■ **Exercise directions**: Leave out all pictures and give back precisely the lines from the line with "Emit a Python" to the line with "import plotly.graph_objects as go", including those two lines.

■ **Entries with chart source code**:
++++

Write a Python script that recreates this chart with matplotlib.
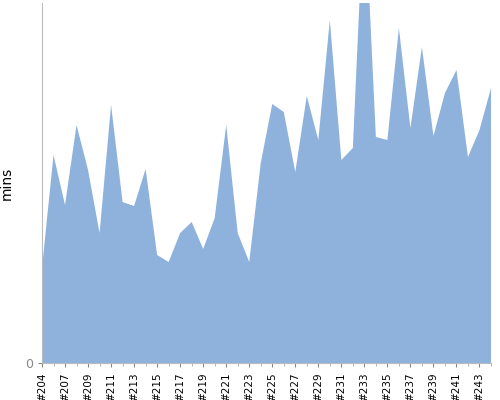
import matplotlib
matplotlib.use("Agg")
import matplotlib.pyplot as plt

builds = [204, 205] + list(range(207, 245))
mins = [95, 208, 158, 238, 193, 130, 258, 161, 157, 194,
        108, 101, 130, 141, 114, 145, 238, 130, 101, 200,
        259, 251, 191, 267, 223, 343, 203, 215, 470, 226,
        223, 335, 235, 316, 227, 270, 293, 206, 233, 275]
labels = ["#%d" % b for b in builds]

fig = plt.figure(figsize=(5, 4), dpi=100)
ax = fig.add_axes([0.084, 0.0925, 0.898, 0.9])
x = list(range(len(builds)))
ax.fill_between(x, mins, 0, color="#8fb2dc", linewidth=0)
ax.set_xlim(0, len(builds) - 1)
ax.set_ylim(0, 360)
ax.set_yticks([0])
ax.set_xticks(x[::2])
ax.set_xticklabels(labels[::2], rotation=90, fontsize=7.5)
ax.set_xticks(x, minor=True)
ax.tick_params(axis="y", colors="#888888", labelsize=9, length=3)
ax.tick_params(axis="x", colors="#888888", labelcolor="black", length=3)
ax.tick_params(axis="x", which="minor", colors="#aaaaaa", length=2)
for s in ["top", "right"]:
    ax.spines[s].set_visible(False)
for s in ["left", "bottom"]:
    ax.spines[s].set_color("#bbbbbb")
ax.set_ylabel("mins", fontsize=10, labelpad=8)
fig.savefig("out.png")
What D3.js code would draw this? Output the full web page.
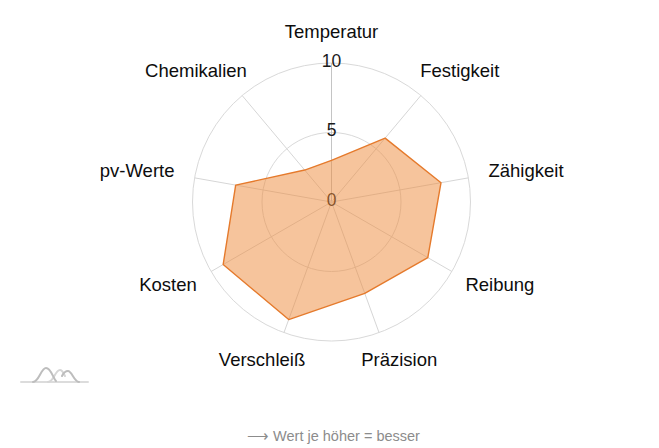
<!DOCTYPE html>
<html>
<head>
<meta charset="utf-8">
<script src="https://cdn.jsdelivr.net/npm/d3@7/dist/d3.min.js"></script>
<style>
  html, body { margin: 0; padding: 0; background: #fff; }
  svg { display: block; font-family: "Liberation Sans", Arial, sans-serif; }
</style>
</head>
<body>
<svg id="chart" width="659" height="448"></svg>
<script>
// ---- data ----
const categories = ["Temperatur", "Festigkeit", "Zähigkeit", "Reibung", "Präzision",
                    "Verschleiß", "Kosten", "pv-Werte", "Chemikalien"];
const values = [3, 6, 8, 8, 7, 9, 9, 7, 3];
const tickValues = [0, 5, 10];
const gridLevels = [5, 10];
const maxValue = 10;
const footnote = "⟶ Wert je höher = besser";

// ---- layout ----
const W = 659, H = 448;
const cx = 331.5, cy = 202, R = 139;
const labelGap = 21;
const textShift = -1.8;
const svg = d3.select("#chart");

const r = d3.scaleLinear().domain([0, maxValue]).range([0, R]);
const angle = d3.scalePoint().domain(categories).range([0, 2 * Math.PI * (1 - 1 / categories.length)]);

const g = svg.append("g").attr("transform", `translate(${cx},${cy})`);

// grid circles
g.selectAll("circle.grid").data(gridLevels).join("circle")
  .attr("class", "grid")
  .attr("r", d => r(d))
  .attr("fill", "none")
  .attr("stroke", "#d9d9d9")
  .attr("stroke-width", 1);

// spokes
g.selectAll("line.spoke").data(categories).join("line")
  .attr("class", "spoke")
  .attr("x1", 0).attr("y1", 0)
  .attr("x2", d => r(maxValue) * Math.sin(angle(d)))
  .attr("y2", d => -r(maxValue) * Math.cos(angle(d)))
  .attr("stroke", d => angle(d) === 0 ? "#c4c4c4" : "#d6d6d6")
  .attr("stroke-width", 1);

// tick labels
g.selectAll("text.tick").data(tickValues).join("text")
  .attr("class", "tick")
  .attr("x", 0)
  .attr("y", d => -r(d) + textShift - 0.5)
  .attr("text-anchor", "middle")
  .attr("dominant-baseline", "central")
  .attr("font-size", 17.5)
  .attr("fill", "#1a1a1a")
  .text(d => d);

// polygon
const radial = d3.lineRadial()
  .angle((d, i) => angle(categories[i]))
  .radius(d => r(d))
  .curve(d3.curveLinearClosed);

g.append("path")
  .datum(values)
  .attr("d", radial)
  .attr("fill", "#ee8a3a")
  .attr("fill-opacity", 0.5)
  .attr("stroke", "#e57a2c")
  .attr("stroke-width", 1.4)
  .attr("stroke-linejoin", "round");

// axis labels
const lh = 18;
g.selectAll("text.cat").data(categories).join("text")
  .attr("class", "cat")
  .attr("text-anchor", "middle")
  .attr("dominant-baseline", "central")
  .attr("font-size", 18.5)
  .attr("fill", "#0d0d0d")
  .text(d => d)
  .each(function(d) {
    const a = angle(d);
    const w = this.getComputedTextLength();
    const rr = R + labelGap;
    const ax = rr * Math.sin(a), ay = -rr * Math.cos(a);
    d3.select(this)
      .attr("x", ax + Math.sin(a) * w / 2)
      .attr("y", ay - Math.cos(a) * lh / 2 + textShift);
  });

// logo
const logo = svg.append("g").attr("fill", "none").attr("stroke-width", 2).attr("stroke-linecap", "round");
logo.append("path").attr("stroke", "#dcdcdc")
  .attr("d", "M21,382 H88");
logo.append("path").attr("stroke", "#d6d6d6")
  .attr("d", "M48,382 C54,382 55,370 60,370 C63,370 64,375 65,376");
logo.append("path").attr("stroke", "#bdbdbd")
  .attr("d", "M33,382 C39,382 41,368 46,368 C51,368 53,378 56,381 M62,376 C64,372 66,371 68,371 C72,371 74,382 79,382");

// footnote
svg.append("text")
  .attr("x", 333.5)
  .attr("y", 440.5)
  .attr("text-anchor", "middle")
  .attr("font-size", 14.5)
  .attr("fill", "#8c8c8c")
  .text(footnote);
</script>
</body>
</html>
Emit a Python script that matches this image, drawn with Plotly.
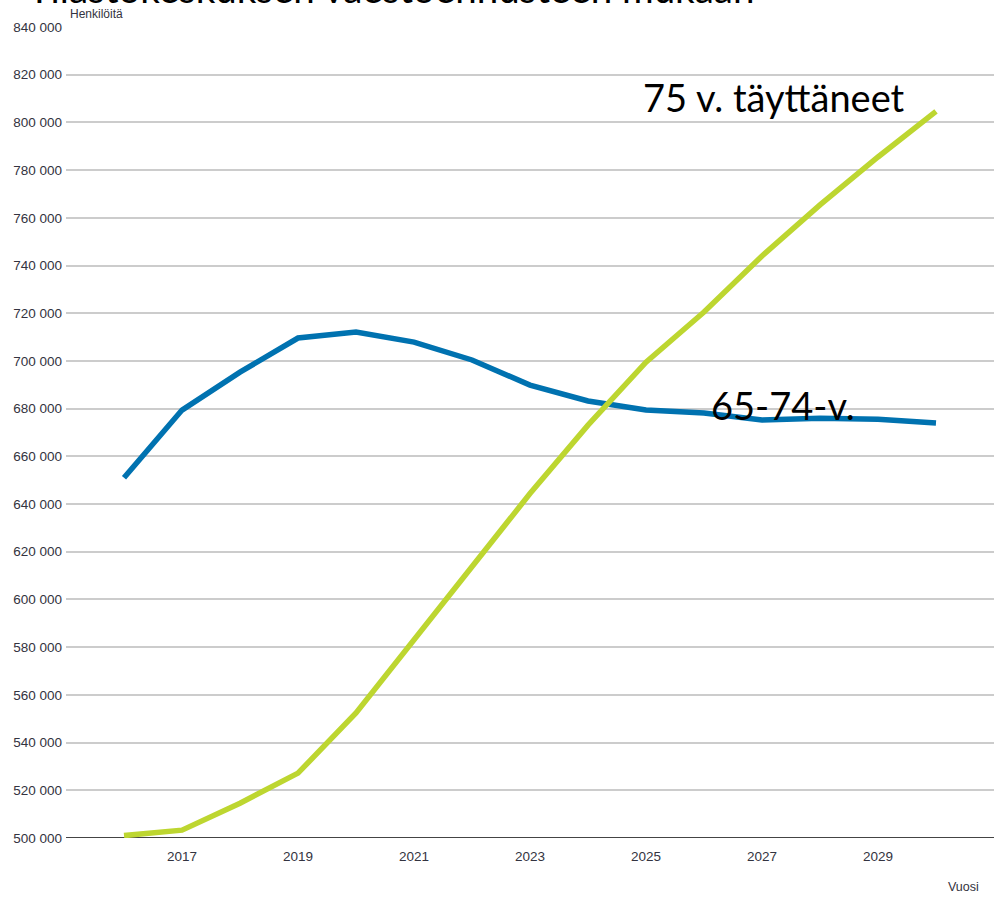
import plotly.graph_objects as go

years = list(range(2016, 2031))
age_65_74 = [651000, 679400, 695300, 709600, 712100, 707900, 700400, 689900,
             683200, 679400, 678200, 675200, 676000, 675600, 674000]
age_75_plus = [501000, 503300, 514600, 527200, 552400, 583000, 614400, 644400,
               673100, 699500, 720500, 744000, 765400, 785500, 804600]

y_ticks = list(range(500000, 840001, 20000))
y_tick_labels = [f"{v:,}".replace(",", " ") for v in y_ticks]
x_ticks = list(range(2017, 2030, 2))

title_text = "Tilastokeskuksen väestöennusteen mukaan"
label_75 = "75 v. täyttäneet"
label_65 = "65-74-v."

fig = go.Figure()
fig.add_trace(go.Scatter(x=years, y=age_65_74, mode="lines", name=label_65,
                         line=dict(color="#0072B0", width=5.5)))
fig.add_trace(go.Scatter(x=years, y=age_75_plus, mode="lines", name=label_75,
                         line=dict(color="#BDD630", width=5.5)))

tick_font = dict(family="Liberation Sans, Arial, sans-serif", size=13.5, color="#333340")
big_font = dict(family="Lato, Open Sans, sans-serif", size=38, color="#000000")

fig.update_layout(
    width=994, height=897,
    margin=dict(l=66, r=0, t=27, b=59),
    paper_bgcolor="white", plot_bgcolor="white",
    showlegend=False,
    xaxis=dict(range=[2015, 2031], tickvals=x_ticks, ticktext=[str(v) for v in x_ticks],
               showgrid=False, zeroline=False, showline=False, ticks="",
               tickfont=tick_font, ticklabelstandoff=8),
    yaxis=dict(range=[500000, 840000], tickvals=y_ticks, ticktext=y_tick_labels,
               showgrid=True, gridcolor="#cccccc", gridwidth=1.5, zeroline=False,
               showline=False, ticks="", tickfont=tick_font, ticklabelstandoff=3),
    annotations=[
        dict(text=title_text, xref="paper", yref="paper", x=-40 / 928, y=1 + 14 / 811,
             xanchor="left", yanchor="bottom", showarrow=False,
             font=dict(family="Lato, Open Sans, sans-serif", size=38.5, color="#000000")),
        dict(text="Henkilöitä", xref="paper", yref="paper", x=0.002, y=1 + 13 / 811,
             xanchor="left", yanchor="middle", showarrow=False,
             font=dict(family="Liberation Sans, Arial, sans-serif", size=12, color="#333340")),
        dict(text="Vuosi", xref="paper", yref="paper", x=0.986, y=-49 / 811,
             xanchor="right", yanchor="middle", showarrow=False,
             font=dict(family="Liberation Sans, Arial, sans-serif", size=12.5, color="#333340")),
        dict(text=label_75, xref="x", yref="y", x=2024.91, y=810600,
             xanchor="left", yanchor="middle", showarrow=False, font=big_font),
        dict(text=label_65, xref="x", yref="y", x=2026.09, y=681500,
             xanchor="left", yanchor="middle", showarrow=False, font=big_font),
    ],
    shapes=[
        dict(type="line", xref="paper", yref="y", x0=0, x1=1, y0=500000, y1=500000,
             line=dict(color="#444444", width=2), layer="below"),
    ],
)

fig.write_html("out.html", config={"displayModeBar": False},
               post_script="document.body.style.margin='0';document.body.style.overflow='hidden';")
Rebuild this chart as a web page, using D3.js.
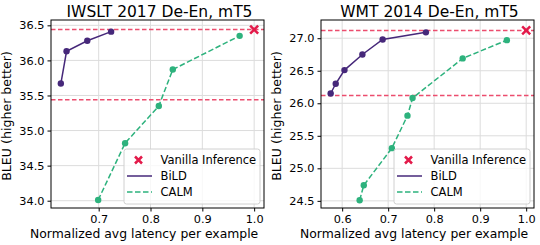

++++

■ **Response**:
Emit a Python script that matches this image, drawn with Plotly.
import plotly.graph_objects as go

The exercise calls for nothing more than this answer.